╭──
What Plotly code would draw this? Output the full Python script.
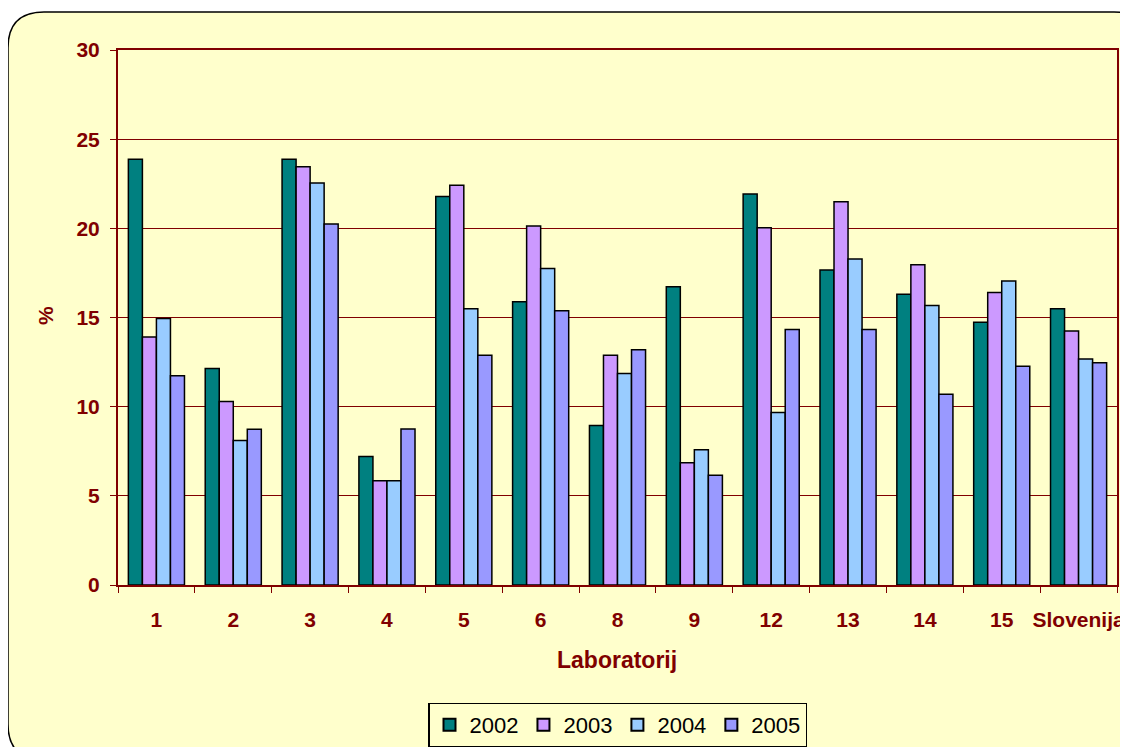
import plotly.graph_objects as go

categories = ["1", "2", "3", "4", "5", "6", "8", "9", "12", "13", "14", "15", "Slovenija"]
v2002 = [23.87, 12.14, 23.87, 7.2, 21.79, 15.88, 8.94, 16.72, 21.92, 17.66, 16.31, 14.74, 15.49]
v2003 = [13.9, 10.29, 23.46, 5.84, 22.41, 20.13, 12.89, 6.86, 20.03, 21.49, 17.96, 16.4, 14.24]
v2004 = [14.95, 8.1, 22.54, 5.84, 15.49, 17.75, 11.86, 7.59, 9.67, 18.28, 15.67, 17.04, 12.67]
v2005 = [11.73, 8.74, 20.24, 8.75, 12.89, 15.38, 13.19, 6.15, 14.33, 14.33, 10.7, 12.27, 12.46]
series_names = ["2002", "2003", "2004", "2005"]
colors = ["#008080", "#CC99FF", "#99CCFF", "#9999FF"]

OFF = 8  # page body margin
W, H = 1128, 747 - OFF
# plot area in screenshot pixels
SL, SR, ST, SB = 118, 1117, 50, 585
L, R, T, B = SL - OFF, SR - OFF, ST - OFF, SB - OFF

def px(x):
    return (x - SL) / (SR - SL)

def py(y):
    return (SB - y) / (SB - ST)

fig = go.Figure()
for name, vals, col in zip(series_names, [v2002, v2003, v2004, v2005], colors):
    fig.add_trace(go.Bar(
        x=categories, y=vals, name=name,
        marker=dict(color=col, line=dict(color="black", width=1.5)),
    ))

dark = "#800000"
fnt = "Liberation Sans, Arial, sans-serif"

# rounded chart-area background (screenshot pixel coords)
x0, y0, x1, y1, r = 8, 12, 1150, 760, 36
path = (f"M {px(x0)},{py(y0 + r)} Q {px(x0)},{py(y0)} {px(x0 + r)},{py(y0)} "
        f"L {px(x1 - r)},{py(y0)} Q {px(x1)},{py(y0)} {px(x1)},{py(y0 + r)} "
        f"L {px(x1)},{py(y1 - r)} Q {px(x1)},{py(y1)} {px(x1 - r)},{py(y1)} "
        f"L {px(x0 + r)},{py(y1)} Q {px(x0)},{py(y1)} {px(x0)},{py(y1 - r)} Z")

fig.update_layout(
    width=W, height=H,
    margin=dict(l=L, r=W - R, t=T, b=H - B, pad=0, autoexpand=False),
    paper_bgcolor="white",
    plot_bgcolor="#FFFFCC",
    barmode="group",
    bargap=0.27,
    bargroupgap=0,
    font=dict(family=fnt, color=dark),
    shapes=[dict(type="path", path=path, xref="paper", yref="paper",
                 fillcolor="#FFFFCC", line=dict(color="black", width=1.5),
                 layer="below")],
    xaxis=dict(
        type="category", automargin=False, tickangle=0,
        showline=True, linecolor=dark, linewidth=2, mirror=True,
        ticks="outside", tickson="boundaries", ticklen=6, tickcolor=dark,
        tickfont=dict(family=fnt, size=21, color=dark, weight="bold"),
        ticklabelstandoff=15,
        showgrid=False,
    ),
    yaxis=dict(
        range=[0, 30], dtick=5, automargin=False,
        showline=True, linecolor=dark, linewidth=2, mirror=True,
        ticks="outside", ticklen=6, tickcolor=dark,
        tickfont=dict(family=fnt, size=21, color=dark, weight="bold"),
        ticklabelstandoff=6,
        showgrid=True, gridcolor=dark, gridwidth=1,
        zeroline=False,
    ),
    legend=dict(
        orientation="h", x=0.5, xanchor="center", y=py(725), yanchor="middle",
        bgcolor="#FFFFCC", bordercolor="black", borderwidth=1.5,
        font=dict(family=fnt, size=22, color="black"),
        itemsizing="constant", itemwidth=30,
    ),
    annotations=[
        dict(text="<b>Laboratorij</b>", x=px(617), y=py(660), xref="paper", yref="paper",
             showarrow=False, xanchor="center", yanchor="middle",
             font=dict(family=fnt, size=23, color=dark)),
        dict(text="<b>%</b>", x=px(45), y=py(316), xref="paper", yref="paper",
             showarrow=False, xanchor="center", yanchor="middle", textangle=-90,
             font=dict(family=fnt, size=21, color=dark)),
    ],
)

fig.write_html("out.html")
╰──
╭──
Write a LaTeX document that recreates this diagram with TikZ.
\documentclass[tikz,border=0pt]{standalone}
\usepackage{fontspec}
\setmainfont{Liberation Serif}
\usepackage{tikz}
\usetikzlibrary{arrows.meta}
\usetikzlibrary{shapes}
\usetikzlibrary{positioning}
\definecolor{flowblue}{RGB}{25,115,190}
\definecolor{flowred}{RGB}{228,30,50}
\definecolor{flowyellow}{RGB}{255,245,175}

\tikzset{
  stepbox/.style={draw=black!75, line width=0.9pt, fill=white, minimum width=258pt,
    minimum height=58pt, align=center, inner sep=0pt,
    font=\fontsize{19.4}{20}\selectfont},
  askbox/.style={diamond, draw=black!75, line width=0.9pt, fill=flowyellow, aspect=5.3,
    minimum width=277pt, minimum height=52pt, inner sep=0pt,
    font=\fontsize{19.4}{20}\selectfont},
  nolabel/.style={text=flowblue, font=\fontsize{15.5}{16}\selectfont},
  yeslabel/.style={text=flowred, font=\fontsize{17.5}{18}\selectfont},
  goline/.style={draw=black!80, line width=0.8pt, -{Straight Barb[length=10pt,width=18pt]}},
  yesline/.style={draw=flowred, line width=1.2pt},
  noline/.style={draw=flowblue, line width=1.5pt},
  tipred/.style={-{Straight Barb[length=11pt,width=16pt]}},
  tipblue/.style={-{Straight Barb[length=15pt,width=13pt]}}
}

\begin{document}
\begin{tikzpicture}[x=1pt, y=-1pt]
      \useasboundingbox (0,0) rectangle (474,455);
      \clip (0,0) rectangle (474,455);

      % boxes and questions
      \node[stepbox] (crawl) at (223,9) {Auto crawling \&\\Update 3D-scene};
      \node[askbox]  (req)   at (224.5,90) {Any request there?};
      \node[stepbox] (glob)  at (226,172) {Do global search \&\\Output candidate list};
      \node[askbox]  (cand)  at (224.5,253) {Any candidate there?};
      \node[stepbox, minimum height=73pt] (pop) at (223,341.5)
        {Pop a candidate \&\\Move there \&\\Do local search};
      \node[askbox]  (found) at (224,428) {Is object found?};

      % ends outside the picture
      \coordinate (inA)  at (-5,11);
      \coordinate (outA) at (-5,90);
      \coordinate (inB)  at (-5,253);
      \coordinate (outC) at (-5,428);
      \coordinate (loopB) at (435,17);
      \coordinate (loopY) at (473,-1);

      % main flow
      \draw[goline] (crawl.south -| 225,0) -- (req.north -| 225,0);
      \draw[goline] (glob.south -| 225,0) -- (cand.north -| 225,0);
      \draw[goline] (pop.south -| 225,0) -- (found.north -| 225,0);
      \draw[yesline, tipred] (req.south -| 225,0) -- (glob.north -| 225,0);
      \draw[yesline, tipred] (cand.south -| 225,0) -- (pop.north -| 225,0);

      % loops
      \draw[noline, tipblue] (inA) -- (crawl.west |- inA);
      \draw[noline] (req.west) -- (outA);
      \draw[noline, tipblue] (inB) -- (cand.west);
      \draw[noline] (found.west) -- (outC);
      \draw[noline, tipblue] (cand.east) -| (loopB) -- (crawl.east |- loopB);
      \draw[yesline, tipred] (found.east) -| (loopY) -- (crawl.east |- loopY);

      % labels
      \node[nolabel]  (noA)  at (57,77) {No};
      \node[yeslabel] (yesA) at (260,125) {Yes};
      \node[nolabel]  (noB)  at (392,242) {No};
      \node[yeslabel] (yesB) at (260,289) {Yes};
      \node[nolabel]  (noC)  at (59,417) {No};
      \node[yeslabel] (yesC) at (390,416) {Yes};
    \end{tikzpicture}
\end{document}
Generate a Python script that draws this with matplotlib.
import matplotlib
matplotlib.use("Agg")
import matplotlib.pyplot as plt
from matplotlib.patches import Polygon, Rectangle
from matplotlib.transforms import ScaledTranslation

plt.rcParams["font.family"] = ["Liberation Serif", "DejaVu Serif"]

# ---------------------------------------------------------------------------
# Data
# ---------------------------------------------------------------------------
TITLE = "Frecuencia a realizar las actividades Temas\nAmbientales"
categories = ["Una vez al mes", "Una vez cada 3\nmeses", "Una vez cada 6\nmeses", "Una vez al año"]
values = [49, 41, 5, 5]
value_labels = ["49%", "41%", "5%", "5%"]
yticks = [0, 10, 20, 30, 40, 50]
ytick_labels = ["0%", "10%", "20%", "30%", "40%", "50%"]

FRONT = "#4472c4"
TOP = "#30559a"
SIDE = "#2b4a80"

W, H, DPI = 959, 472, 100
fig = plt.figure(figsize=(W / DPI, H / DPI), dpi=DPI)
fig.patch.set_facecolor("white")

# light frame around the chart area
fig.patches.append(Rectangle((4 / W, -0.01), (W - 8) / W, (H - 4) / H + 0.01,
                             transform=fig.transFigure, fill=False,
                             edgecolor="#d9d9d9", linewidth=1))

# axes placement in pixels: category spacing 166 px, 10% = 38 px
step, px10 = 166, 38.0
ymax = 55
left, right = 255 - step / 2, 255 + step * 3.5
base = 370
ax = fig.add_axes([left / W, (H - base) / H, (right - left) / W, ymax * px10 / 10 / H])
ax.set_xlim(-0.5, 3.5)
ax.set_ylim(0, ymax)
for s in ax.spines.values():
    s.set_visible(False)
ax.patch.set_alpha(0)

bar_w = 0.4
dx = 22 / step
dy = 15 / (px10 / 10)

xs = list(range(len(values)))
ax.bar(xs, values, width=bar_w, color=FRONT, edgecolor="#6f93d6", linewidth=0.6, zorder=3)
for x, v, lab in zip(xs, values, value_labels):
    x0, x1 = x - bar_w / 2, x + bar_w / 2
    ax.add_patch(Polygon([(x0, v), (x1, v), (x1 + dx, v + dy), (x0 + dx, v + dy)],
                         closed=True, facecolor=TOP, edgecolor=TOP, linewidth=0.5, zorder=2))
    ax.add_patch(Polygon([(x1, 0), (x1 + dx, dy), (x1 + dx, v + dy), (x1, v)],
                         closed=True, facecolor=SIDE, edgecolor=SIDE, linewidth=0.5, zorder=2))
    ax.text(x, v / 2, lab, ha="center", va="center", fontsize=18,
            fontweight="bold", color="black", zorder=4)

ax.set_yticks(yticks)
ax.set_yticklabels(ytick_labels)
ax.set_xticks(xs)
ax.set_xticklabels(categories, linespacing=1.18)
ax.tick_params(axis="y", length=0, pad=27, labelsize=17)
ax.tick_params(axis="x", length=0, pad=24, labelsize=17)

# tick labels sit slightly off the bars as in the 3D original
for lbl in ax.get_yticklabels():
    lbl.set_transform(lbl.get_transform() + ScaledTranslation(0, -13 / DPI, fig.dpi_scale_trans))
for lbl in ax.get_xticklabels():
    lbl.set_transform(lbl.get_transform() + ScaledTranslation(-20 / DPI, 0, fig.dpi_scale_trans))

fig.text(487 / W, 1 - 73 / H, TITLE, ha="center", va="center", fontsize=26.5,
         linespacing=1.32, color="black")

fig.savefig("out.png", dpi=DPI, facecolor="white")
╰──
╭──
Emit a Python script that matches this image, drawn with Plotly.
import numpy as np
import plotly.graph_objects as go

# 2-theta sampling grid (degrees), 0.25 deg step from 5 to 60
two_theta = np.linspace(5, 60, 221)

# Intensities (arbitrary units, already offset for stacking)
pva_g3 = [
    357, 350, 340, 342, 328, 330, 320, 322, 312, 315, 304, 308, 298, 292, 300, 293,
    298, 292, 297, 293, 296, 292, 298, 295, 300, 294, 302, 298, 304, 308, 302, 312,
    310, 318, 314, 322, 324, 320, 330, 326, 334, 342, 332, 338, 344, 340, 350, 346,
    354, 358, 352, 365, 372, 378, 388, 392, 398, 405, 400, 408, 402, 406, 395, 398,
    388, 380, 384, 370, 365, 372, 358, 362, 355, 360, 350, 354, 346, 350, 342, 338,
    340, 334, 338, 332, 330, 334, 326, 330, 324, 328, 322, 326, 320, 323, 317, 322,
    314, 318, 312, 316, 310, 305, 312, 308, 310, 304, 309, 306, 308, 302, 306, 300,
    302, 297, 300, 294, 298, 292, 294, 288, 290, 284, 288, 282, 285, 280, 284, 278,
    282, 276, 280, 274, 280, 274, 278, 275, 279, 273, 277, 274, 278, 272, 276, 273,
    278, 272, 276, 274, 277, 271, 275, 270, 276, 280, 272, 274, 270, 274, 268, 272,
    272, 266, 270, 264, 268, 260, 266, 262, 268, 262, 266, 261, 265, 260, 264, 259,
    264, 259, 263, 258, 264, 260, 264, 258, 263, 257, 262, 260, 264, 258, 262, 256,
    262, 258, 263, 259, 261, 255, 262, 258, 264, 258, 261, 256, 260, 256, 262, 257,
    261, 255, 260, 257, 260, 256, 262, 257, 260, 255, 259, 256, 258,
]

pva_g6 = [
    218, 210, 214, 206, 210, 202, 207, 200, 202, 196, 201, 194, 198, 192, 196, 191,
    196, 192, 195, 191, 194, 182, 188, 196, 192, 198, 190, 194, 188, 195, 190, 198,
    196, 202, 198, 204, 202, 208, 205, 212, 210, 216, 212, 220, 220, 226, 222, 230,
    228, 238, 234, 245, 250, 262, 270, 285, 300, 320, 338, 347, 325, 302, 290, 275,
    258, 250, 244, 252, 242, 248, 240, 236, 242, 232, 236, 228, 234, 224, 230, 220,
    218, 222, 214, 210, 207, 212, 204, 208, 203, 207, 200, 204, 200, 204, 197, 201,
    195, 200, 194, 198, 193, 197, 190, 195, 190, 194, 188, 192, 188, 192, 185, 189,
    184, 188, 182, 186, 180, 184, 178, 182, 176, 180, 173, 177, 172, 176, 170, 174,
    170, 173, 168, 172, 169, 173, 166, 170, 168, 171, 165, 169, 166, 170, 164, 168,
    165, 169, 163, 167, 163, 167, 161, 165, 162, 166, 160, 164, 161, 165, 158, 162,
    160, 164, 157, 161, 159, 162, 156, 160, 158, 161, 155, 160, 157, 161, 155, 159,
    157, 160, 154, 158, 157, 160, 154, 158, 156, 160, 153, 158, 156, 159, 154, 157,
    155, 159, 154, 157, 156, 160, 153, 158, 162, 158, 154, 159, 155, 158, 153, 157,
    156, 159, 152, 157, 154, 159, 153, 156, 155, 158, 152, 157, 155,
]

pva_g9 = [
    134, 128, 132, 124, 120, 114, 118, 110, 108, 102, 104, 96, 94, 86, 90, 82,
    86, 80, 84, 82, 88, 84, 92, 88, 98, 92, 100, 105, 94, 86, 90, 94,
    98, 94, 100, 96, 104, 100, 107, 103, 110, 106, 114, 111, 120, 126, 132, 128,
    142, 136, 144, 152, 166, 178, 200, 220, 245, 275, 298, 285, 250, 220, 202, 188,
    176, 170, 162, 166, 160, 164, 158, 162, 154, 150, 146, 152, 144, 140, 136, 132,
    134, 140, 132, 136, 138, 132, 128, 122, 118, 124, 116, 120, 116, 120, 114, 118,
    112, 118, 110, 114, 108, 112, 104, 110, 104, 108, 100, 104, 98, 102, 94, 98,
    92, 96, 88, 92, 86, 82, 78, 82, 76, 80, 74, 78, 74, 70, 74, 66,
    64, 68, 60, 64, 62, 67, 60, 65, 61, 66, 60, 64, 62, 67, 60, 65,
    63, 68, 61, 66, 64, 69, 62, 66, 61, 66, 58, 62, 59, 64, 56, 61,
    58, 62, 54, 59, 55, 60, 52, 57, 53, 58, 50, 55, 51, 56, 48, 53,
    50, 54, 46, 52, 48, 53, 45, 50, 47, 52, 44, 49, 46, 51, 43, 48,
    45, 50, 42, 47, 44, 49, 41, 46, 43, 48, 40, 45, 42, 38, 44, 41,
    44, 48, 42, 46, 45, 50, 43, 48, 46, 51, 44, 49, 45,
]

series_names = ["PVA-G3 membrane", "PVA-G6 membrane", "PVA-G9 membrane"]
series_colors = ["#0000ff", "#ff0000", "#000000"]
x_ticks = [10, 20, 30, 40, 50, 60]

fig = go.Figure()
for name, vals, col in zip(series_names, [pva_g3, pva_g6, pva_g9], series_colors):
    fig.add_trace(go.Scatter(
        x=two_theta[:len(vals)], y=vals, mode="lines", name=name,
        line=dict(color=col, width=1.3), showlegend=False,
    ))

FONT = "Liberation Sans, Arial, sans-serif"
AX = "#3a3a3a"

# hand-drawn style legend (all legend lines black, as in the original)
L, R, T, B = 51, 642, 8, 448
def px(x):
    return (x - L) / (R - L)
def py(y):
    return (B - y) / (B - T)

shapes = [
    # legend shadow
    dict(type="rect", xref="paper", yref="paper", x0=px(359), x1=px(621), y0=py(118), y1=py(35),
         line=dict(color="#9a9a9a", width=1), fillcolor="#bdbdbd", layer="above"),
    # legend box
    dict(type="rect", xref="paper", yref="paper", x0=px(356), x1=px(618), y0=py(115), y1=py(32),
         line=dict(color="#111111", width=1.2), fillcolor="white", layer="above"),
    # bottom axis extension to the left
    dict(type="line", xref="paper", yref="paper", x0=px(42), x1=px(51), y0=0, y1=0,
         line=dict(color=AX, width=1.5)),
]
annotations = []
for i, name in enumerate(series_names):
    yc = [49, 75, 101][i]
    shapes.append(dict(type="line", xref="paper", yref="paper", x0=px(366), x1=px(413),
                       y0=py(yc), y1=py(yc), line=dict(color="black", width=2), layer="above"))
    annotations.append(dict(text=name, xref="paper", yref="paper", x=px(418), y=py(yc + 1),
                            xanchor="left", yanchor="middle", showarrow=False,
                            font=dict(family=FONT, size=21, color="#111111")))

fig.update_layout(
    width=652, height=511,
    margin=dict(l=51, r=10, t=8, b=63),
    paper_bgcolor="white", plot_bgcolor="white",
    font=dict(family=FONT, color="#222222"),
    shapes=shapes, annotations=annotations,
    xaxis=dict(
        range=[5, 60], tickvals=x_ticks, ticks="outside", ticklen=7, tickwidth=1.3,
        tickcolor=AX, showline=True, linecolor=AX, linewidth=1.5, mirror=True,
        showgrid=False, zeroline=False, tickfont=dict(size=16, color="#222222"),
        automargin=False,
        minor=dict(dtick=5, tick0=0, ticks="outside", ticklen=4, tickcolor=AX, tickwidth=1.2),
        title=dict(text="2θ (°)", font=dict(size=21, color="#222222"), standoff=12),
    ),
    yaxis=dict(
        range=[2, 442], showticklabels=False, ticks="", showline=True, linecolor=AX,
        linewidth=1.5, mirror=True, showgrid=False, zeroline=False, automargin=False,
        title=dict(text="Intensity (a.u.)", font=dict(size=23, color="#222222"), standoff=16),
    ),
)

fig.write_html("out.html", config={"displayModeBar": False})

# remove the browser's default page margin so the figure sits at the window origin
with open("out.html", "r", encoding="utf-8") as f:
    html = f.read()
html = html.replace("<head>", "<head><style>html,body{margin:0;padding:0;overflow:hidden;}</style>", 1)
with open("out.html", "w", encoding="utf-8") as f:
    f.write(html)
╰──
▸ WRITTEN REQUEST
State the number of lines in the preceding entries that include the word "this". Provide nothing else.

▸ EXPECTED ANSWER
4